Ms. Sen joined the police force in 1996 soon after completing
her master’s course in economics, receiving high marks as both an undergraduate
and a graduate student. “She was brilliant, hard-working and focused without
being boringly studious,” said Joyashree Roy, her teacher at Jadavpur
University in Kolkata. “She was very clear about her goal to be in the civil
services.”
Mr. Jha’s lawyer, Bikash Ranjan Bhattacharya, who is also a
former mayor of the Kolkata Municipal Corporation, called her “very efficient,
balanced and poised.”
“I’ve seen her handle law and order situations and unruly
demonstrations with perfect ease,” he said.
Very little is known about her personal life, except that she is
married to a teacher, Rajat Shubhro Sen, and has a son of school-going age,
Arjun, according to The Telegraph.
Her colleagues, including Jawed Shamin, the police inspector
general and co-investigator on the Park Street case, declined to speak about
her, citing her aversion to publicity.
Some colleagues, who asked to remain anonymous, described her as
efficient, honest and meticulous. But two of the police officers also added
that Ms. Sen was “nothing out of the ordinary.”

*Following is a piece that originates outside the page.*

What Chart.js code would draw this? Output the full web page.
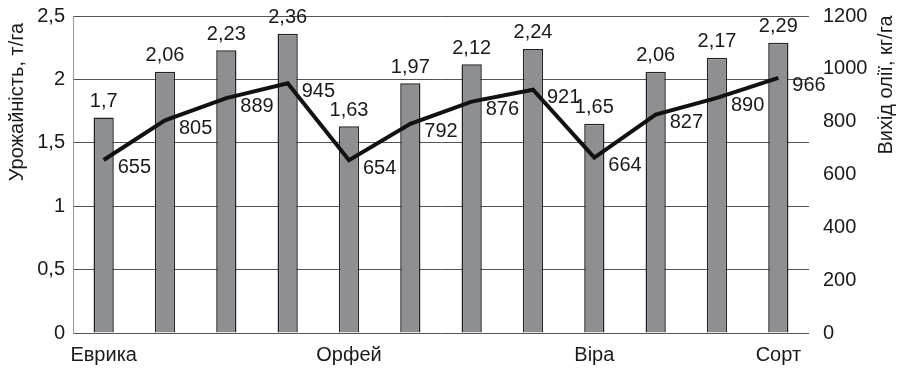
<!DOCTYPE html>
<html>
<head>
<meta charset="utf-8">
<script src="https://cdn.jsdelivr.net/npm/chart.js@4"></script>
<style>
  html, body { margin: 0; padding: 0; background: #fff; }
  #wrap { width: 897px; height: 370px; position: relative; }
</style>
</head>
<body>
<div id="wrap"><canvas id="chart"></canvas></div>
<script>
// Data
const categories = ['Еврика', '', '', '', 'Орфей', '', '', '', 'Віра', '', '', 'Сорт'];
const yieldValues = [1.7, 2.06, 2.23, 2.36, 1.63, 1.97, 2.12, 2.24, 1.65, 2.06, 2.17, 2.29];
const oilValues = [655, 805, 889, 945, 654, 792, 876, 921, 664, 827, 890, 966];
const leftTicks = [0, 0.5, 1, 1.5, 2, 2.5];
const rightTicks = [0, 200, 400, 600, 800, 1000, 1200];
const leftTitle = 'Урожайність, т/га';
const rightTitle = 'Вихід олії, кг/га';

const FONT = "'Liberation Sans', Arial, sans-serif";
const TEXT = '#1a1a1a';
const comma = v => String(v).replace('.', ',');

// value labels next to bars and line points
const valueLabels = {
    id: 'valueLabels',
    afterDatasetsDraw(chart) {
        const ctx = chart.ctx;
        ctx.save();
        ctx.font = '20px ' + FONT;
        ctx.fillStyle = TEXT;
        chart.data.datasets.forEach((ds, i) => {
            const meta = chart.getDatasetMeta(i);
            meta.data.forEach((el, j) => {
                if (ds.type === 'bar') {
                    ctx.textAlign = 'center';
                    ctx.textBaseline = 'bottom';
                    ctx.fillText(comma(ds.data[j]), el.x, el.y - 6);
                } else {
                    ctx.textAlign = 'left';
                    ctx.textBaseline = 'middle';
                    ctx.fillText(comma(ds.data[j]), el.x + 14, el.y + 8);
                }
            });
        });
        ctx.restore();
    }
};

// both axis titles read bottom-to-top and sit near the top
const axisTitles = {
    id: 'axisTitles',
    afterDraw(chart) {
        const ctx = chart.ctx;
        ctx.save();
        ctx.font = '20px ' + FONT;
        ctx.fillStyle = TEXT;
        ctx.textAlign = 'center';
        ctx.textBaseline = 'middle';
        [[leftTitle, 17, 102], [rightTitle, 886, 85]].forEach(([t, x, y]) => {
            ctx.save();
            ctx.translate(x, y);
            ctx.rotate(-Math.PI / 2);
            ctx.fillText(t, 0, 0);
            ctx.restore();
        });
        ctx.restore();
    }
};

// keep the plot area edges where the picture has them
const noTickPadding = scale => {
    scale.paddingTop = 0;
    scale.paddingBottom = 0;
};

new Chart(document.getElementById('chart'), {
    data: {
        labels: categories,
        datasets: [
            {
                type: 'line',
                label: 'Вихід олії',
                data: oilValues,
                yAxisID: 'y1',
                borderColor: '#111',
                borderWidth: 4,
                pointRadius: 0,
                tension: 0,
                order: 0
            },
            {
                type: 'bar',
                label: 'Урожайність',
                data: yieldValues,
                yAxisID: 'y',
                backgroundColor: '#8e8f92',
                borderColor: '#222',
                borderWidth: 1.5,
                barPercentage: 0.33,
                categoryPercentage: 1,
                order: 1
            }
        ]
    },
    options: {
        responsive: true,
        maintainAspectRatio: false,
        animation: false,
        layout: { padding: { top: 16, right: 0, bottom: 0, left: 0 } },
        plugins: {
            legend: { display: false },
            tooltip: { enabled: false }
        },
        scales: {
            x: {
                grid: { display: false },
                border: { display: false },
                ticks: {
                    autoSkip: false,
                    maxRotation: 0,
                    color: TEXT,
                    font: { family: FONT, size: 20 },
                    padding: 2
                },
                afterFit(scale) {
                    scale.height = 37;
                    scale.paddingLeft = 0;
                    scale.paddingRight = 0;
                }
            },
            y: {
                position: 'left',
                min: 0,
                max: 2.5,
                afterBuildTicks(scale) { scale.ticks = leftTicks.map(v => ({ value: v })); },
                grid: { color: '#555', lineWidth: 1, drawTicks: false },
                border: { display: true, color: '#999', width: 1 },
                ticks: {
                    color: TEXT,
                    font: { family: FONT, size: 20 },
                    padding: 8,
                    callback: v => comma(v)
                },
                afterFit(scale) {
                    scale.width = 73;
                    noTickPadding(scale);
                }
            },
            y1: {
                position: 'right',
                min: 0,
                max: 1200,
                afterBuildTicks(scale) { scale.ticks = rightTicks.map(v => ({ value: v })); },
                grid: { display: false, drawTicks: false },
                border: { display: false },
                ticks: {
                    color: TEXT,
                    font: { family: FONT, size: 20 },
                    padding: 14,
                    callback: v => String(v)
                },
                afterFit(scale) {
                    scale.width = 88;
                    noTickPadding(scale);
                }
            }
        }
    },
    plugins: [valueLabels, axisTitles]
});
</script>
</body>
</html>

“Like us, she’s doing her job, efficiently,” one said.
But for Ms. Jordan, the fact that Ms. Sen is “doing her job” is
extraordinary, given that the police officers who handled her case before Ms.
Sen had shown no interest in investigating her rape complaint.
“She is among the good cops,” Ms. Jordan said. “If only all the
police officers were like her.”
Anuradha Sharma is a freelance journalist based in Kolkata.